Copyright 2007 Kelsey Hough.  All rights reserved.

If I’d been asked to describe the progression of grief a few years ago, I would have assumed it’d work through a nice orderly timeline.  It would start at the loss and work through different emotions (anger, sadness, frustration, etc.) in some sort of logical order.  Each emotion would be a level and once worked through, you’d move on to the next stage in the process.

I have since concluded that grief doesn’t follow a systematic timeline.  Instead, it often reminds me of a rollercoaster—up and down, to and fro, and all without any warning.  You hang on so tight your fingers hurt, scream your head off, and try not to get sick on the unlucky person who’s seated in front of you.  You can go from being at acceptance, to anger, and then right back to just feeling depressed, and you would’ve felt like you’d worked through each of those already.

Just One Wild Ride

Grief isn’t a cycle – once you’ve worked through something you’re on to the next phase – because the feelings and struggles are always there, but it’s impossible for anyone to try and deal with them all at the same time, so it comes it shifts.  The process of working through grief doesn’t inch along, slowly but surely, going in the right direction.  It takes quantum leaps that seem to lead anywhere but forward, but eventually, someday, comes to an end.

Some days, I wake up feeling as if the world is almost as it should be, but the reality of what I’m dealing with can hit again and leave me feeling dazed.  It makes me hesitate when answering “How are you?” because I don’t want to drag everyone I know along on my rollercoaster.  If I cry when talking, they assume life must be “bad,” but if I’m able to smile while reporting the details of life to them, then life must be “good.”  But the struggles are always the same; they’re always there.  I think this is something people have a hard time grasping.

Out of the Box

Often, it seems as if people are only able to place me in one of their mental boxes.  If I’m in the “Poor Kelsey” box, they’ll ask sympathetic questions and make sad eyes to such a sickening degree I’d like to sign them up for acting lessons — if they’re going to act, at least they could try looking sincere.  When placed in this box, people seem to forget I’m even capable of talking about anything lighter than grief, death and the like, or would even want to do something simply for enjoyment.

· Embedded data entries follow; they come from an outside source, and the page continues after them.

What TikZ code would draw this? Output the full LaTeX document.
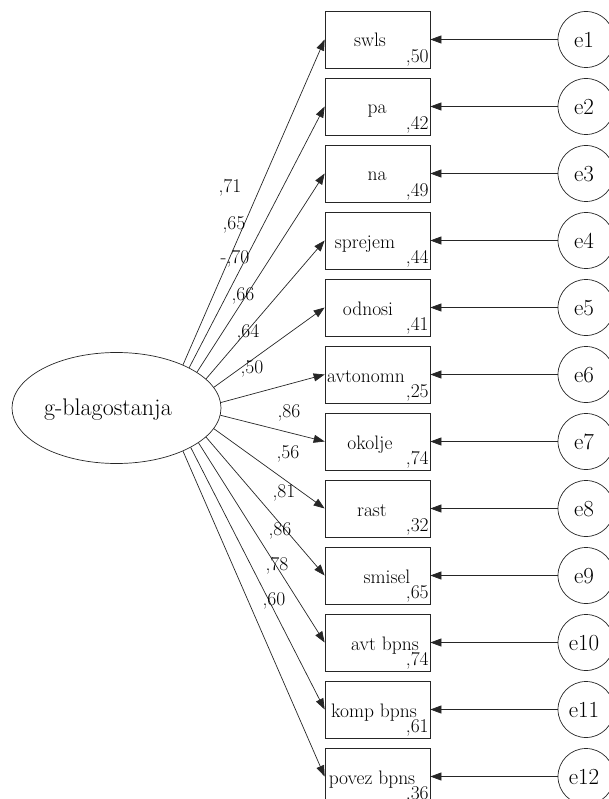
\documentclass[tikz,border=0pt]{standalone}
\usetikzlibrary{arrows.meta,shapes.geometric}
\begin{document}
\begin{tikzpicture}[x=1pt,y=-1pt, line width=0.7pt,
  obs/.style={draw=black!85, minimum width=105pt, minimum height=57pt, inner sep=0pt},
  err/.style={draw=black!85, circle, minimum size=56pt, inner sep=0pt},
  etxt/.style={font=\fontsize{23}{23}\selectfont, anchor=base, inner sep=0pt, text=black},
  lbl/.style={font=\fontsize{19.5}{19.5}\selectfont, anchor=base, inner sep=0pt, text=black},
  val/.style={font=\fontsize{19.5}{19.5}\selectfont, anchor=base east, inner sep=0pt, text=black},
  coef/.style={font=\fontsize{19.5}{19.5}\selectfont, anchor=base, inner sep=0pt, text=black},
  load/.style={draw=black!85, -{Triangle[length=11pt,width=8pt]}}]
\useasboundingbox (0,0) rectangle (609,799);
\node[draw=black!85, ellipse, minimum width=209pt, minimum height=111pt, inner sep=0pt] (g) at (116.5,408) {};
\node[font=\fontsize{24}{24}\selectfont, anchor=base, inner sep=0pt, text=black] (gt) at (108,415) {g-blagostanja};
\foreach \i/\nm/\tx/\v/\ang in {
  1/swls/370/{,50}/33.5,
  2/pa/377/{,42}/29.5,
  3/na/377/{,49}/24.7,
  4/sprejem/365/{,44}/18.9,
  5/odnosi/368/{,41}/12.2,
  6/avtonomn/366/{,25}/3.9,
  7/okolje/370/{,74}/-4.4,
  8/rast/372/{,32}/-12,
  9/smisel/387/{,65}/-18.7,
  10/avt bpns/385/{,74}/-23.5,
  11/komp bpns/374/{,61}/-28.2,
  12/povez bpns/372/{,36}/-33.5}{
  \pgfmathsetmacro\yc{39.5+67*(\i-1)}
  \node[obs] (b\i) at (377.5,\yc) {};
  \node[lbl] (t\i) at (\tx,\yc+7.5) {\nm};
  \node[val] (v\i) at (429,\yc+23) {\v};
  \node[err] (e\i) at (586,\yc) {};
  \node[etxt] (et\i) at (584,\yc+8) {e\i};
  \draw[load] (e\i.west) -- (b\i.east);
  \draw[load] (g.\ang) -- (b\i.west);
}
\foreach \j/\x/\y/\c in {
  1/230/193/{,71}, 2/234/230/{,65}, 3/235/263/{-,70}, 4/243/300/{,66},
  5/248/337/{,64}, 6/252/373/{,50}, 7/289/417/{,86}, 8/288/458/{,56},
  9/284/497/{,81}, 10/280/535/{,86}, 11/277/570/{,78}, 12/274/605/{,60}}{
  \node[coef] (c\j) at (\x,\y) {\c};
}
\end{tikzpicture}
\end{document}
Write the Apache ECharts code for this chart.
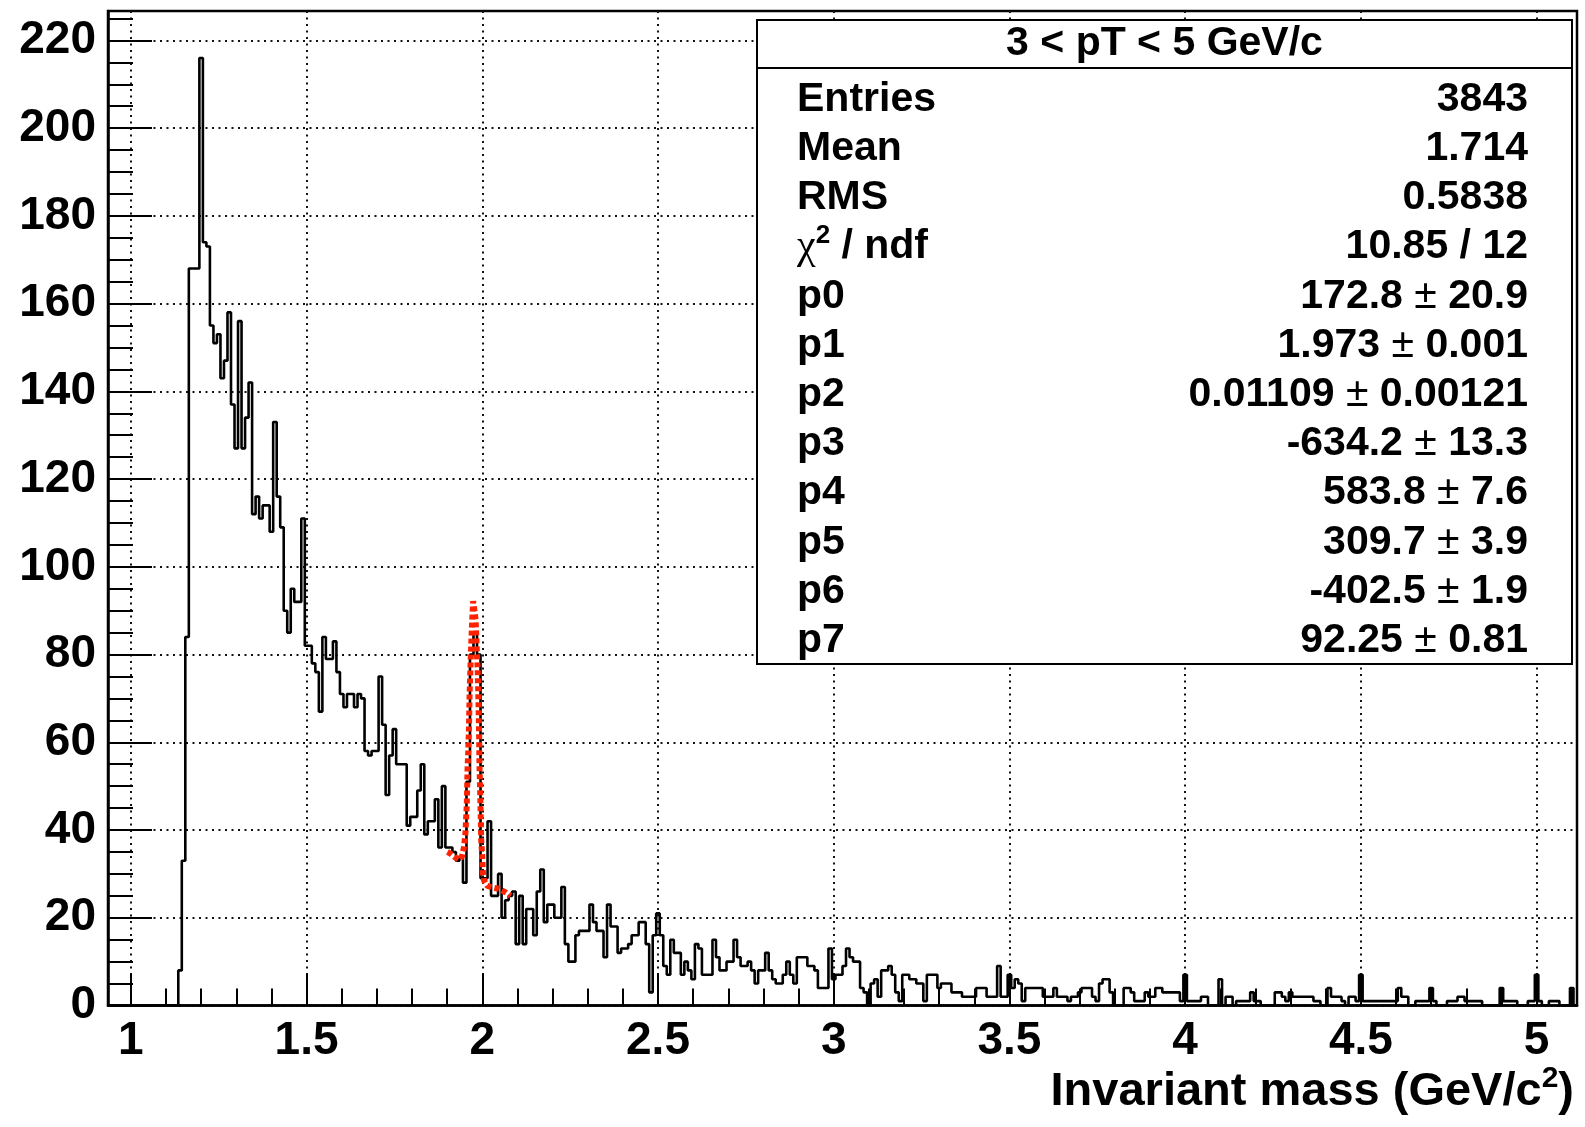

On the other hand, if I’m stuck in the “Life is Fine” box ,when I mention something about my dad’s health and how life is going, they’ll look surprised for a moment and comment, “Oh, that’s right… how is your dad anyways?”  They’d forgotten anything was even happening.

I hate being in either box, because both are such horribly inaccurate representations of my life.  Some of it might simply be that they can’t understand what the process of working through grief looks like; they still think it follows a timeline, so they don’t understand why I don’t feel “better” yet, or why I haven’t moved on to the next “stage.”  The trouble is, there aren’t stages in that sense; just one wild ride.